Algorithm 2 just needs to traverse the vertices related to query node in CCG-Index, so its time complexity is no more than O(n’). Due to this algorithm need not to consider the branches connected to the connected k-shell without query node, it narrows the search scope and accelerates the retrieval speed.

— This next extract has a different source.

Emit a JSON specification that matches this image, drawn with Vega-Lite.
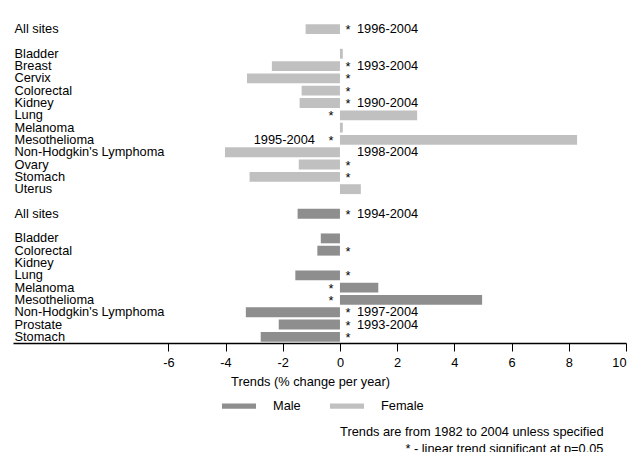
{
  "$schema": "https://vega.github.io/schema/vega-lite/v6.json",
  "width": 613,
  "height": 320,
  "padding": {"left": 13, "top": 22, "right": 6, "bottom": 0},
  "background": "white",
  "config": {
    "font": "Liberation Sans",
    "view": {"stroke": null},
    "text": {"font": "Liberation Sans", "fontSize": 12.8, "color": "black"}
  },
  "title": {
    "text": ["Trends are from 1982 to 2004 unless specified", "* - linear trend significant at p=0.05"],
    "orient": "bottom",
    "anchor": "end",
    "align": "right",
    "dx": -23,
    "offset": 13,
    "fontSize": 12.8,
    "fontWeight": "normal",
    "lineHeight": 17,
    "color": "black"
  },
  "data": {
    "values": [
      {"key": "F|All sites", "sex": "Female", "value": -1.2, "star": true, "period": "1996-2004"},
      {"key": "F|Bladder", "sex": "Female", "value": 0.1, "star": false, "period": ""},
      {"key": "F|Breast", "sex": "Female", "value": -2.38, "star": true, "period": "1993-2004"},
      {"key": "F|Cervix", "sex": "Female", "value": -3.25, "star": true, "period": ""},
      {"key": "F|Colorectal", "sex": "Female", "value": -1.34, "star": true, "period": ""},
      {"key": "F|Kidney", "sex": "Female", "value": -1.41, "star": true, "period": "1990-2004"},
      {"key": "F|Lung", "sex": "Female", "value": 2.7, "star": true, "period": ""},
      {"key": "F|Melanoma", "sex": "Female", "value": 0.1, "star": false, "period": ""},
      {"key": "F|Mesothelioma", "sex": "Female", "value": 8.29, "star": true, "period": "1995-2004"},
      {"key": "F|Non-Hodgkin's Lymphoma", "sex": "Female", "value": -4.02, "star": false, "period": "1998-2004"},
      {"key": "F|Ovary", "sex": "Female", "value": -1.44, "star": true, "period": ""},
      {"key": "F|Stomach", "sex": "Female", "value": -3.16, "star": true, "period": ""},
      {"key": "F|Uterus", "sex": "Female", "value": 0.73, "star": false, "period": ""},
      {"key": "M|All sites", "sex": "Male", "value": -1.48, "star": true, "period": "1994-2004"},
      {"key": "M|Bladder", "sex": "Male", "value": -0.67, "star": false, "period": ""},
      {"key": "M|Colorectal", "sex": "Male", "value": -0.79, "star": true, "period": ""},
      {"key": "M|Kidney", "sex": "Male", "value": 0, "star": false, "period": ""},
      {"key": "M|Lung", "sex": "Male", "value": -1.56, "star": true, "period": ""},
      {"key": "M|Melanoma", "sex": "Male", "value": 1.34, "star": true, "period": ""},
      {"key": "M|Mesothelioma", "sex": "Male", "value": 4.97, "star": true, "period": ""},
      {"key": "M|Non-Hodgkin's Lymphoma", "sex": "Male", "value": -3.29, "star": true, "period": "1997-2004"},
      {"key": "M|Prostate", "sex": "Male", "value": -2.14, "star": true, "period": "1993-2004"},
      {"key": "M|Stomach", "sex": "Male", "value": -2.77, "star": true, "period": ""}
    ]
  },
  "encoding": {
    "y": {
      "field": "key",
      "type": "nominal",
      "scale": {
        "domain": [
          "F|All sites", "_1", "F|Bladder", "F|Breast", "F|Cervix", "F|Colorectal", "F|Kidney",
          "F|Lung", "F|Melanoma", "F|Mesothelioma", "F|Non-Hodgkin's Lymphoma", "F|Ovary",
          "F|Stomach", "F|Uterus", "_2", "M|All sites", "_3", "M|Bladder", "M|Colorectal",
          "M|Kidney", "M|Lung", "M|Melanoma", "M|Mesothelioma", "M|Non-Hodgkin's Lymphoma",
          "M|Prostate", "M|Stomach"
        ],
        "paddingInner": 0.2,
        "paddingOuter": 0.1
      },
      "axis": {
        "title": null,
        "domain": false,
        "ticks": false,
        "tickSize": 0,
        "labelAlign": "left",
        "labelPadding": -1,
        "labelFont": "Liberation Sans",
        "labelFontSize": 12.8,
        "labelColor": "black",
        "labelExpr": "split(datum.value, '|')[1] || ''"
      }
    }
  },
  "layer": [
    {
      "mark": {"type": "bar"},
      "encoding": {
        "x": {
          "field": "value",
          "type": "quantitative",
          "scale": {"domain": [-11.43, 10], "nice": false, "zero": false},
          "axis": {
            "values": [-6, -4, -2, 0, 2, 4, 6, 8, 10],
            "labelExpr": "datum.value + ''",
            "grid": false,
            "domainColor": "black",
            "domainWidth": 1.5,
            "tickColor": "black",
            "tickSize": 8,
            "tickWidth": 1,
            "labelFont": "Liberation Sans",
            "labelFontSize": 12.8,
            "labelColor": "black",
            "labelPadding": 5,
            "title": "Trends (% change per year)",
            "titleFont": "Liberation Sans",
            "titleFontSize": 12.8,
            "titleFontWeight": "normal",
            "titleColor": "black",
            "titleX": 297,
            "titlePadding": 7
          }
        },
        "color": {
          "field": "sex",
          "type": "nominal",
          "scale": {"domain": ["Male", "Female"], "range": ["#8e8e8e", "#c0c0c0"]},
          "legend": {
            "title": null,
            "orient": "none",
            "direction": "horizontal",
            "legendX": 209,
            "legendY": 366,
            "symbolType": "M-1,-0.15H1V0.15H-1Z",
            "symbolSize": 1156,
            "symbolStrokeWidth": 0,
            "labelFont": "Liberation Sans",
            "labelFontSize": 12.8,
            "labelColor": "black",
            "labelOffset": 17,
            "columnPadding": 14,
            "gridAlign": "all"
          }
        }
      }
    },
    {
      "transform": [{"filter": "datum.star && datum.value <= 0"}],
      "mark": {"type": "text", "align": "center", "baseline": "middle", "dx": 8, "dy": 1},
      "encoding": {"x": {"datum": 0}, "text": {"value": "*"}}
    },
    {
      "transform": [{"filter": "datum.star && datum.value > 0"}],
      "mark": {"type": "text", "align": "center", "baseline": "middle", "dx": -9, "dy": 1},
      "encoding": {"x": {"datum": 0}, "text": {"value": "*"}}
    },
    {
      "transform": [{"filter": "datum.period != '' && datum.value <= 0"}],
      "mark": {"type": "text", "align": "left", "baseline": "middle", "dx": 17},
      "encoding": {"x": {"datum": 0}, "text": {"field": "period"}}
    },
    {
      "transform": [{"filter": "datum.period != '' && datum.value > 0"}],
      "mark": {"type": "text", "align": "right", "baseline": "middle", "dx": -25},
      "encoding": {"x": {"datum": 0}, "text": {"field": "period"}}
    }
  ]
}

4.2.2 Multiple Query Nodes Processing

In CCG-Index, for the multiple query nodes processing, that is the query set \(Q=\{q_1, q_2, ..., q_r\}\), we find a substree which root node is the least common ancestors (LCA) of index vertex of all the query nodes. The subtree is the center-core dense subgraph containing Q. Because the LCA of quey nodes is the nodes with maximum coreness making the nodes connected of Q, where the minimum coreness of subgraph can be maximized. Specially, if two query nodes with the same coreness locating in different index item vertices and they are connected, the union of these two index item vertices is the root node.

figure j

Example 4

As shown in Fig. 2, suppose the query set is \(Q=\{v_3, v_6, v_{11}\}\). According to Algorithm 3, search the CCG-Index in Fig. 4. First, initialize \(R=\emptyset \) (line 1); \(Root=indexV(v_3)=B\) (line 2); \(indexV(v_6)=A\), find the LCA of B and A, \(C=min\{c(B),c(A)\}=min\{3,4\}=4\). The LCA of forth level of B and A is B, so R=\(\{substree(B)\}\). Then, \(indexV(v_{11}=C)\), also continue to find the LCA of B and C, that is E, so the final R=\(\{subtree(B), subtree(e)\}=\{B,A,C,E\}=\{v_3, v_4, ..., v_{15}\}\) (lines 3–8).

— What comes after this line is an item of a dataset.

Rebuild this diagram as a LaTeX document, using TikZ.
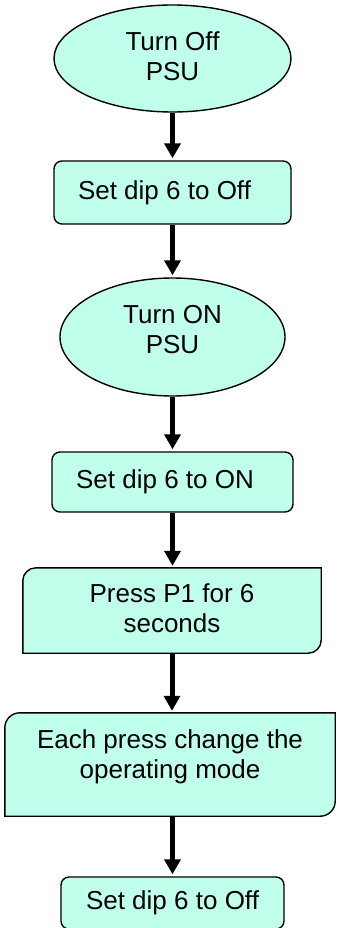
\documentclass[tikz,border=0pt]{standalone}
\usepackage{fontspec}
\setmainfont{Liberation Sans}
\usetikzlibrary{shapes.geometric,arrows.meta,backgrounds}
\definecolor{boxfill}{RGB}{192,255,236}
\newcommand{\liftby}[2]{\raisebox{#1}[\height][\depth]{#2}}
\begin{document}
\begin{tikzpicture}[x=1pt,y=-1pt,
  every node/.style={font=\fontsize{26}{30}\selectfont, inner sep=0pt},
  oval/.style={ellipse, draw=black, fill=boxfill, line width=1.4pt},
  rbox/.style={rectangle, rounded corners=8pt, draw=black, fill=boxfill, line width=1.4pt},
  plainbox/.style={rectangle, draw=none},
  cutbox/.style={draw=black, fill=boxfill, line width=1.4pt},
  flow/.style={line width=5pt, -{Triangle[width=16pt,length=15pt]}, shorten >=2pt}
]
\clip (0,0) rectangle (337,928);
\node[oval, minimum width=237pt, minimum height=107pt] (e1) at (172.5,58.5)
  {\liftby{-1pt}{\begin{tabular}{@{}c@{}}Turn Off\\PSU\end{tabular}}};
\node[rbox, minimum width=237pt, minimum height=63pt] (b1) at (172.5,192.5)
  {\hbox{Set dip 6 to Off\kern16pt}};
\node[oval, minimum width=225pt, minimum height=118pt] (e2) at (172.5,337)
  {\liftby{4.5pt}{\begin{tabular}{@{}c@{}}Turn ON\\PSU\end{tabular}}};
\node[rbox, minimum width=241pt, minimum height=60pt] (b2) at (172.5,482)
  {\hbox{Set dip 6 to ON\kern15pt}};
\node[plainbox, minimum width=298pt, minimum height=85pt] (b3) at (172,610.5)
  {\liftby{-1pt}{\begin{tabular}{@{}c@{}}Press P1 for 6\\seconds\end{tabular}}};
\node[plainbox, minimum width=330pt, minimum height=103pt] (b4) at (170,764.5)
  {\liftby{7pt}{\begin{tabular}{@{}c@{}}Each press change the\\operating mode\end{tabular}}};
\node[rbox, minimum width=223pt, minimum height=52pt] (b5) at (172.5,903)
  {Set dip 6 to Off};
\begin{scope}[on background layer]
  \draw[cutbox] (b3.south west) -- ([yshift=-13pt]b3.north west)
    arc[start angle=180, end angle=90, radius=13pt] -- (b3.north east)
    -- ([yshift=13pt]b3.south east)
    arc[start angle=0, end angle=-90, radius=13pt] -- cycle;
  \draw[cutbox] (b4.south west) -- ([yshift=-15pt]b4.north west)
    arc[start angle=180, end angle=90, radius=15pt] -- (b4.north east)
    -- ([yshift=15pt]b4.south east)
    arc[start angle=0, end angle=-90, radius=15pt] -- cycle;
\end{scope}
\draw[flow] (e1) -- (b1);
\draw[flow] (b1) -- (e2);
\draw[flow] (e2) -- (b2);
\draw[flow] (b2) -- (b2 |- b3.north);
\draw[flow] (b3) -- (b3 |- b4.north);
\draw[flow] (b5 |- b4.south) -- (b5);
\end{tikzpicture}
\end{document}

Algorithm 3 shows the multiple query nodes center-core dense subgraph algorithm. We use a traversing algorithm to traverse the index vertices corresponding to R from top to bottom with the time complex \(O(n'')\). \(n''\) is the number of nodes in R. So, the time complex of Algorithm 3 is \(O((|Q|-1)n'')\). Because \(n''\ll n\), the time complex is still small in actual applications.

5 Experiments

We conduct extensive experiments on four real-world large networks to evaluate the efficiency and effectiveness of the proposed algorithms in this paper. We implemented all of the algorithms in Java and ran the experiments on a PC with Intel quad core at 3.2 GHz, 8G memory. The experimental datasets are from four real-world networks named Twitter, DBLP, Amazon and Youtube. Twitter is a social network, where each node represents a user and each edge represents the friendships of users. DBLP is an author collaboration network, where each node represents an author and each edge represents a coauthor relationship. Amazon is a e-commerce network, where each node stands for a product and each edge stands for purchasing this product. Youtube is a user-to-user link network. The statistics of these graphs are reported in Table 2, containing the number of nodes n, the number of edges m and the maximum coreness h gaining from k-core decomposition.

Table 2. Datasets

For index construction, we compare the index construction time and index size of CCG-Index (Algorithm 1) and CoreStruct [9] respectively. For query processing, we implement three algorithms, CCG (center-core community search, Algorithm 2 and Algorithm 3), GS [8], GrCon [9] and compare their execution time with different query nodes on different datasets.

5.1 Index Construction

Figure 6 shows the index construction time on different datasets of CCG-Index and CoreStruct. The time of CCG-Index is slightly less than the CoreStruct. They are almost the same because they all need to traverse the each node and its incident edges in G. However, the construction time of CoreStruct depends on the maximum coreness of different k-core which needs to traverse a part of nodes repeatedly. So, the larger of value h, the more time of construction index.

Fig. 6.
figure 6

Index construct time

Fig. 7.
figure 7

Index storage space

Figure 7 is the index size in different datasets. It can be seen that the storage space of CCG-Index is obviously lower than CoreStruct because there is nested feature of k-core. CoreStruct repeatedly stores many nodes. However, CCG-Index only stores the node information once by fully using the structure feature of center-core.

5.2 Query Processing

The query node set Q is designed by randomly choosing 1, 4, 8, 16 and 32 nodes from four real datasets respectively. So, for single query processing, \(|Q|=1\), CCG is the algorithm SingleQuery, Algorithm 2. For the multiple nodes query processing, \(|Q|>1\), CCQ is the algorithm MultiQuery, Algorithm 3.

Fig. 8.
figure 8

Query processing time

Figure 8 shows the performance of query processing of three algorithms in four real datasets. In each dataset, with the increasing of |Q|, the query time of CCG is much better than the other two algorithms. Because the more nodes of query processing, the more nodes to be traversed, causing more time. The query time of CCG algorithm is mainly about the index vertices, which is much less than the whole nodes.

6 Conclusions

In this paper, we mainly study such meaningful community search for a query node, called center-core community search. To effectively reduce query time to apply to large and dynamic graphs, we further propose the index called CCG-Index to preserve information about the level classification of node influence and connected relationship of nodes. Thus we can quickly query center-core community by retrieving index. Extensive experiments over four real-world graphs demonstrate the efficiency and effectiveness of the proposed algorithms.